Третий Рим. 500 лет русской имперской идеи (страница 4)
Филофей, как мы видели, сформулировал создавшееся положение в условиях альтернативы. Как знать, произвел бы отрывок из альманаха Штефлера и Пфлаума такое впечатление на русских вельмож, не имей они сами смутного ощущения этой альтернативы: Русь в союзе с папством – и сама по себе. До начала ХХ века идея союза с папством будет периодически всплывать посреди тематики «русской идеи», отголоски ее периодически слышатся и теперь. Действительно, почему не объединить усилия хотя бы в том, в чем их можно объединить, и не получить поддержку от внушительного центра силы в том, в чем он сможет оказать ее? Папа уже не смещал ни германских императоров, ни польских королей; уния, принятая на почетных условиях, могла бы подразумевать и относительную церковную автономию. Словом, вполне убедительных политических и экономических оснований для неприятия Русью римо-католицизма не усматривалось, оставались основания религиозные. Мы уже довольно говорили о них, теперь остается добавить, в связи со слабостью других оснований, что эти были живыми. Не случайно поэтому и обращение дьяка к иноку (причем в то же самое время дипломат Федор Карпов, интеллектуал своей эпохи, адресует похожий запрос преподобному Максиму Греку), и бодрость иноческих ответов сравнительно с растерянностью светской администрации.

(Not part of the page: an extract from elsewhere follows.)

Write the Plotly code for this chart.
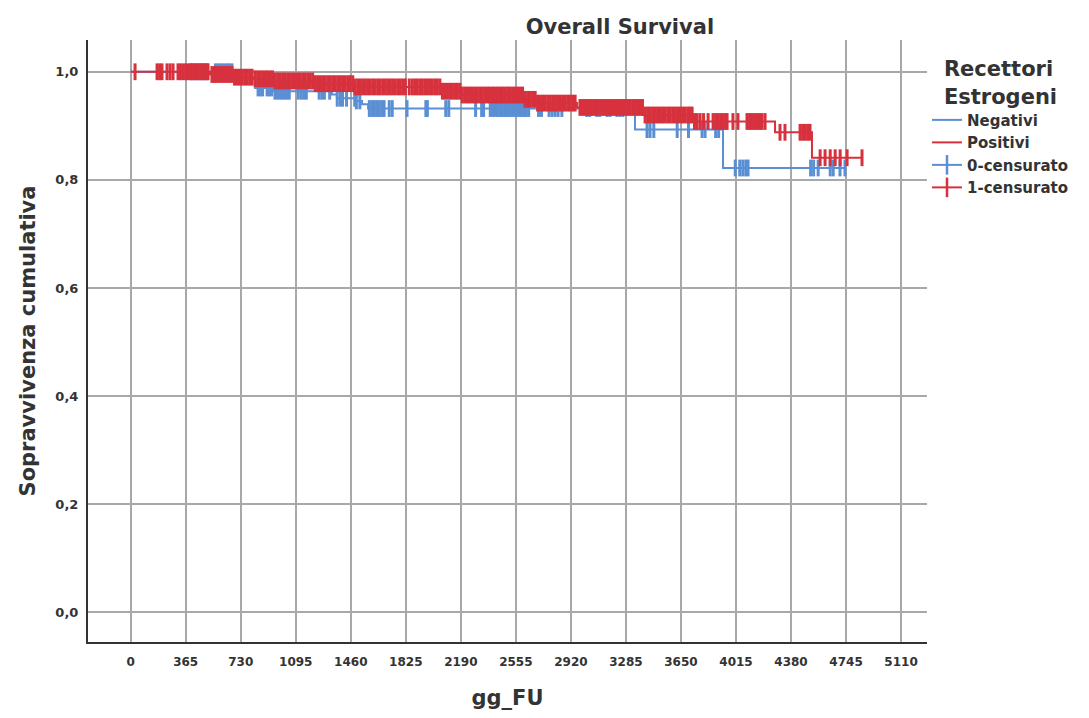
import numpy as np
import plotly.graph_objects as go

# ---------------- data ----------------
# Kaplan-Meier step data (event days and survival after each event)
neg_event_days = [825, 951, 1335, 1368, 1488, 1535, 1575, 3345, 3929]
neg_surv = [0.970, 0.964, 0.958, 0.951, 0.946, 0.940, 0.932, 0.893, 0.822]
neg_end_day = 4738

pos_event_days = [526, 679, 811, 944, 1209, 1475, 2052, 2185, 2602, 2695, 2960, 3398, 3730, 4274, 4519]
pos_surv = [0.995, 0.990, 0.987, 0.983, 0.978, 0.972, 0.964, 0.957, 0.949, 0.942, 0.934, 0.920, 0.908, 0.888, 0.841]
pos_end_day = 4851

# censored observation days
neg_censor_days = [
    396, 410, 425, 440, 455, 470, 485, 500, 508, 562, 578, 594, 610, 626, 642, 656, 672,
    845, 860, 875, 905, 920, 935,
    957, 972, 988, 1004, 1020, 1036, 1052, 1112, 1132, 1150, 1165, 1250, 1268, 1285, 1320,
    1370, 1390, 1405, 1432, 1486, 1497, 1520,
    1583, 1600, 1616, 1632, 1648, 1665, 1681, 1715, 1735, 1833, 1958, 1968, 2090, 2110, 2288, 2328, 2341,
    2385, 2400, 2416, 2432, 2448, 2464, 2480, 2496, 2512, 2528, 2544, 2560, 2576, 2592, 2608, 2624, 2640,
    2705, 2725, 2775, 2795, 2815, 2835, 2860, 3025, 3045, 3092, 3112, 3160, 3180, 3225, 3245, 3265,
    3425, 3445, 3470, 3625, 3700, 3790, 3810, 3880, 3900,
    4010, 4040, 4060, 4080, 4095, 4510, 4530, 4560, 4640, 4660, 4705, 4738,
]

pos_censor_days = [
    29, 175, 192, 208, 241, 261, 281,
    314, 330, 347, 364, 380, 397, 414, 430, 447, 464, 480, 497, 513,
    539, 556, 572, 589, 606, 622, 639, 656, 672, 689, 706, 722, 739, 756, 772, 789, 805,
    825, 842, 858, 875, 892, 908, 925, 941, 958, 975, 991, 1008, 1024, 1041, 1058, 1074,
    1091, 1107, 1124, 1141, 1157, 1174, 1190, 1207, 1224, 1240, 1257, 1273, 1290, 1307,
    1323, 1340, 1356, 1373, 1390, 1406, 1423, 1440, 1456, 1473, 1489, 1506, 1523, 1539,
    1556, 1572, 1589, 1606, 1622, 1639, 1655, 1672, 1689, 1705, 1722, 1738, 1755, 1772,
    1788, 1805, 1822, 1848, 1868,
    1885, 1901, 1918, 1934, 1951, 1968, 1984, 2001, 2018, 2034, 2051, 2068, 2084, 2101,
    2117, 2134, 2151, 2167, 2184, 2200, 2217, 2234, 2250, 2267, 2284, 2300, 2317, 2333,
    2350, 2367, 2383, 2400, 2417, 2433, 2450, 2466, 2483, 2500, 2516, 2533, 2550, 2566,
    2583, 2599, 2616, 2633, 2649, 2666, 2683, 2699, 2716, 2732, 2749, 2766, 2782, 2799,
    2816, 2832, 2849, 2865, 2882, 2899, 2915, 2932, 2948,
    2980, 2997, 3013, 3030, 3046, 3063, 3080, 3096, 3113, 3130, 3146, 3163, 3179, 3196,
    3213, 3229, 3246, 3262, 3279, 3296, 3312, 3329, 3346, 3362, 3379, 3395, 3412, 3429,
    3445, 3462, 3479, 3495, 3512, 3528, 3545, 3562, 3578, 3595, 3612, 3628, 3645, 3661,
    3678, 3695, 3710,
    3724, 3740, 3757, 3777, 3800, 3830, 3863, 3880, 3896, 3913, 3930, 3946, 3956, 3995,
    4028, 4088, 4105, 4121, 4138, 4155, 4171, 4188, 4208, 4307, 4340, 4440, 4457, 4473,
    4490, 4506, 4573, 4606, 4640, 4673, 4706, 4752, 4851,
]

x_tick_vals = [0, 365, 730, 1095, 1460, 1825, 2190, 2555, 2920, 3285, 3650, 4015, 4380, 4745, 5110]
x_tick_text = ["0", "365", "730", "1095", "1460", "1825", "2190", "2555", "2920", "3285",
               "3650", "4015", "4380", "4745", "5110"]
y_tick_vals = [0.0, 0.2, 0.4, 0.6, 0.8, 1.0]
y_tick_text = ["0,0", "0,2", "0,4", "0,6", "0,8", "1,0"]

group_names = ["Negativi", "Positivi"]
censor_names = ["0-censurato", "1-censurato"]

BLUE = "#5b8fd3"
RED = "#d7313e"
TXT = "#333333"
FONT = "DejaVu Sans"


def step_xy(ev, sv, end):
    xs = [0] + list(ev) + [end]
    ys = [1.0] + list(sv) + [sv[-1]]
    return xs, ys


def surv_at(ev, sv, days):
    ev = np.asarray(ev)
    sv = np.concatenate([[1.0], np.asarray(sv)])
    idx = np.searchsorted(ev, np.asarray(days), side="right")
    return sv[idx]


fig = go.Figure()

groups = [
    (neg_event_days, neg_surv, neg_end_day, neg_censor_days, BLUE, group_names[0], censor_names[0]),
    (pos_event_days, pos_surv, pos_end_day, pos_censor_days, RED, group_names[1], censor_names[1]),
]

for rank, (ev, sv, end, cens, col, name, cname) in enumerate(groups):
    xs, ys = step_xy(ev, sv, end)
    fig.add_trace(go.Scatter(
        x=xs, y=ys, mode="lines", line=dict(color=col, width=2, shape="hv"),
        name=name, legendrank=rank + 1, hoverinfo="skip"))
    fig.add_trace(go.Scatter(
        x=cens, y=surv_at(ev, sv, cens), mode="markers",
        marker=dict(symbol="line-ns", size=12, line=dict(color=col, width=3)),
        showlegend=False, hoverinfo="skip"))

for rank, (col, cname) in enumerate([(BLUE, censor_names[0]), (RED, censor_names[1])]):
    fig.add_trace(go.Scatter(
        x=[None], y=[None], mode="lines+markers", name=cname, legendrank=rank + 3,
        line=dict(color=col, width=2),
        marker=dict(symbol="line-ns", size=14, line=dict(color=col, width=2.5))))

axis_common = dict(
    showgrid=True, gridcolor="#a8a8a8", gridwidth=2,
    showline=True, linecolor=TXT, linewidth=2, mirror=False,
    zeroline=False, ticks="",
)

fig.update_xaxes(
    range=[-283, 5282], tickmode="array", tickvals=x_tick_vals, ticktext=x_tick_text,
    tickfont=dict(family=FONT, size=12, color=TXT, weight="bold"), ticklabelstandoff=8,
    title=dict(text="gg_FU", font=dict(family=FONT, size=21, color=TXT, weight="bold"), standoff=22),
    **axis_common)
fig.update_yaxes(
    range=[-0.0551, 1.0588], tickmode="array", tickvals=y_tick_vals, ticktext=y_tick_text,
    tickfont=dict(family=FONT, size=13, color=TXT, weight="bold"), ticklabelstandoff=5,
    title=dict(text="Sopravvivenza cumulativa", font=dict(family=FONT, size=21, color=TXT, weight="bold"), standoff=14),
    **axis_common)

fig.update_layout(
    width=1089, height=718,
    margin=dict(l=88, r=162, t=40, b=72),
    paper_bgcolor="white", plot_bgcolor="white",
    font=dict(family=FONT, color=TXT),
    title=dict(text="Overall Survival", xref="paper", x=0.634, xanchor="center",
               yref="container", y=1 - 27 / 718, yanchor="middle",
               font=dict(family=FONT, size=21, color=TXT, weight="bold")),
    legend=dict(
        title=dict(text="Recettori<br>Estrogeni", side="top center",
                   font=dict(family=FONT, size=21, color=TXT, weight="bold")),
        x=1.0, xanchor="left", y=0.985, yanchor="top",
        font=dict(family=FONT, size=15, color=TXT, weight="bold"),
        itemwidth=30, tracegroupgap=0, bgcolor="rgba(0,0,0,0)",
    ),
)

fig.write_html("out.html")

На великое одиночество, казалось бы, обрекала себя Русь этим бодрым осознанием своей исключительности. Упираясь тылом в тайгу, она имела для этого ресурсы. И страшным было не политическое или культурное одиночество – их значение преувеличено, так как изоляция не наступила и не могла наступить по самому географическому положению России, не столь уж и окраинному. Страшным, под стать всему тревожному веку, когда в Европе не на шутку кипели страхи, было утверждение «четвертому не быти»: в нем чувствовался ритм истекающего времени. Только монашеский в целом настрой Руси объясняет, почему бодрость преобладала над страхом. Монах умер для мира и не боится близости конца времен. Мирянин, живущий идеей подвига, воспринятой из монастыря, благодарен краткой жизни за ее дары и не ждет от нее многого. Из таких людей можно было строить империю.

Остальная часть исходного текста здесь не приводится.